Consent and Priority Agendas

A group may use a consent agenda, which enables members to vote on a block of items that are noncontroversial without a lot of time or discussion. If the group usually doesn't have any problem approving the minutes, paying bills, and other official business, this may be the way to go.

To use a consent agenda, each member must receive a copy before the start of the meeting. A consent agenda doesn't mean you have to approve everything on it to use it; members can request that an item be “extracted” (removed). No second or vote is necessary for the removal.

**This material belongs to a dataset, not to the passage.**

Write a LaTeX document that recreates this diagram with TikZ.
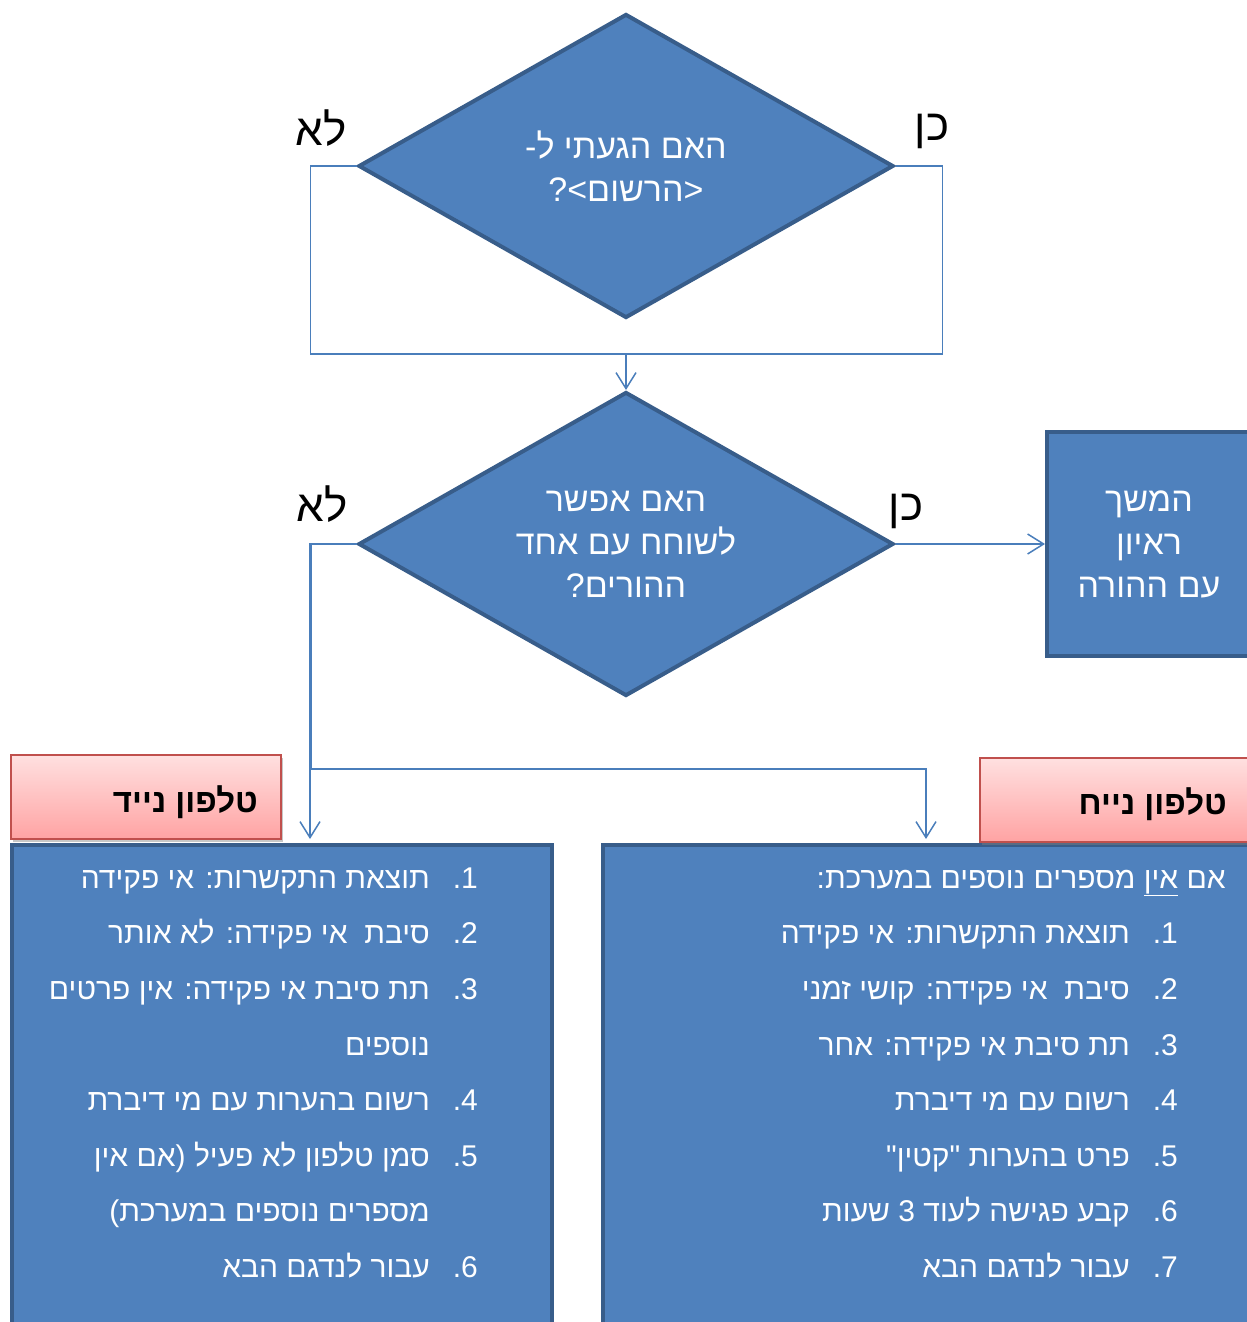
\documentclass[tikz,border=0pt]{standalone}
\usepackage{fontspec}
\newfontfamily\heb[Script=Hebrew]{Liberation Sans}
\TeXXeTstate=1
\usetikzlibrary{shapes.geometric}
\usetikzlibrary{arrows.meta}
\usetikzlibrary{shadows}

\definecolor{boxblue}{RGB}{79,129,189}
\definecolor{edgeblue}{RGB}{56,93,138}
\definecolor{wireblue}{RGB}{74,126,187}
\definecolor{pinktop}{RGB}{255,224,224}
\definecolor{pinkbot}{RGB}{255,163,163}
\definecolor{pinkedge}{RGB}{192,80,77}

\newcommand{\rtltext}[1]{\beginR#1\endR}

\begin{document}
\begin{tikzpicture}[
        x=1pt, y=-1pt,
        >={Straight Barb[length=16pt,width=20pt]},
        decision/.style={diamond, draw=edgeblue, fill=boxblue, line width=4pt,
                         shape aspect=1.76, minimum width=535pt, minimum height=304pt,
                         inner sep=0pt, text=white, align=center,
                         font=\heb\fontsize{34}{43}\selectfont},
        procbox/.style={draw=edgeblue, fill=boxblue, line width=4pt,
                        minimum width=204pt, minimum height=224pt,
                        text=white, align=center,
                        font=\heb\fontsize{34}{43}\selectfont},
        listbox/.style={draw=edgeblue, fill=boxblue, line width=4pt, anchor=north west},
        hdr/.style={draw=pinkedge, line width=2pt, top color=pinktop, bottom color=pinkbot,
                    minimum height=84pt, anchor=north west,
                    drop shadow={shadow xshift=2pt, shadow yshift=-3pt, opacity=0.45}},
        hdrtext/.style={anchor=base east, inner sep=0pt, font=\heb\bfseries\fontsize{33}{38}\selectfont},
        answer/.style={anchor=base, inner sep=0pt, font=\heb\fontsize{44}{50}\selectfont},
        item/.style={anchor=base east, inner sep=0pt, text=white,
                     font=\heb\fontsize{30}{36}\selectfont},
        conn/.style={draw=wireblue, line width=1.5pt},
    ]
    \useasboundingbox (0,0) rectangle (1247,1322);
    \clip (0,0) rectangle (1247,1322);

    % questions
    \node[decision] (q1) at (626,166) {\rtltext{האם הגעתי ל-}\\\rtltext{<הרשום>?}};
    \node[decision] (q2) at (626,544) {\rtltext{האם אפשר}\\\rtltext{לשוחח עם אחד}\\\rtltext{ההורים?}};
    \node[procbox] (cont) at (1149,544) {\rtltext{המשך}\\\rtltext{ראיון}\\\rtltext{עם ההורה}};

    \node[answer] (no1) at (321,145) {\rtltext{לא}};
    \node[answer] (yes1) at (932,140) {\rtltext{כן}};
    \node[answer] (no2) at (322,521) {\rtltext{לא}};
    \node[answer] (yes2) at (906,520) {\rtltext{כן}};

    % lists
    \node[listbox, minimum width=540pt, minimum height=520pt] (mobilebox) at (10,843) {};
    \node[listbox, minimum width=680pt, minimum height=520pt] (fixedbox) at (601,843) {};

    \node[hdr, minimum width=270pt] (mobilehdr) at (10,754) {};
    \node[hdr, minimum width=300pt] (fixedhdr) at (979,757) {};
    \node[hdrtext] (mobilelbl) at (258,812) {\rtltext{טלפון נייד}};
    \node[hdrtext] (fixedlbl) at (1227,814) {\rtltext{טלפון נייח}};

    \foreach \n/\y in {1/888, 2/943, 3/999, 4/1110, 5/1166, 6/1277}
        \node[item] (mn\n) at (478,\y) {\n.};
    \foreach \t/\y [count=\i] in {
            {תוצאת התקשרות: אי פקידה}/888,
            {סיבת~~אי פקידה: לא אותר}/943,
            {תת סיבת אי פקידה: אין פרטים}/999,
            {נוספים}/1055,
            {רשום בהערות עם מי דיברת}/1110,
            {סמן טלפון לא פעיל (אם אין}/1166,
            {מספרים נוספים במערכת)}/1221,
            {עבור לנדגם הבא}/1277}
        \node[item] (mt\i) at (430,\y) {\rtltext{\t}};

    \node[item] (fixedintro) at (1226,888) {\rtltext{אם \underline{אין} מספרים נוספים במערכת:}};
    \foreach \n/\y in {1/943, 2/999, 3/1055, 4/1110, 5/1166, 6/1221, 7/1277}
        \node[item] (fn\n) at (1178,\y) {\n.};
    \foreach \t/\y [count=\i] in {
            {תוצאת התקשרות: אי פקידה}/943,
            {סיבת~~אי פקידה: קושי זמני}/999,
            {תת סיבת אי פקידה: אחר}/1055,
            {רשום עם מי דיברת}/1110,
            {פרט בהערות "קטין"}/1166,
            {קבע פגישה לעוד 3 שעות}/1221,
            {עבור לנדגם הבא}/1277}
        \node[item] (ft\i) at (1130,\y) {\rtltext{\t}};

    % connectors
    \coordinate (merge) at (626,354);
    \coordinate (mobin) at (310,839);
    \coordinate (fixbend) at (926,769);
    \coordinate (fixin) at (926,839);

    \draw[conn] (q1.west) -- ++(-46,0) |- (merge);
    \draw[conn] (q1.east) -- ++(47,0) |- (merge);
    \draw[conn,->] (merge) -- (q2.north);
    \draw[conn,->] (q2.east) -- (cont.west);
    \draw[conn,->] (q2.west) -| (mobin);
    \draw[conn,->] (q2.west) -- ++(-45,0) |- (fixbend) -- (fixin);

\end{tikzpicture}
\end{document}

After any items are removed, the chair can either use general consent or take a vote. Since a group that is amenable to a consent agenda probably won't object, the chair should say: “If there is no objection, the consent agenda will be adopted. Hearing no objection, the items on your consent agenda are adopted.” If there is an objection, the chair should proceed to a vote.

QUESTION?

Where do the removed items go?

Any business that the membership removed from the consent agenda should be placed on the regular agenda. It will be dealt with as any item of business would in the category in which it belongs (new business, unfinished business, and so on). A member or members have simply indicated that they prefer to have the item(s) up for discussion and a vote.

A priority agenda is all about how important a matter is to the members. Each task is taken up in order of importance. This agenda is good for organizing a meeting, especially for committees and small groups that, because of their informality, might get off track and not get everything done. A priority agenda can also be used under the new business category on any agenda; listing items in the order of their importance can ensure that they're taken care of in a timely manner.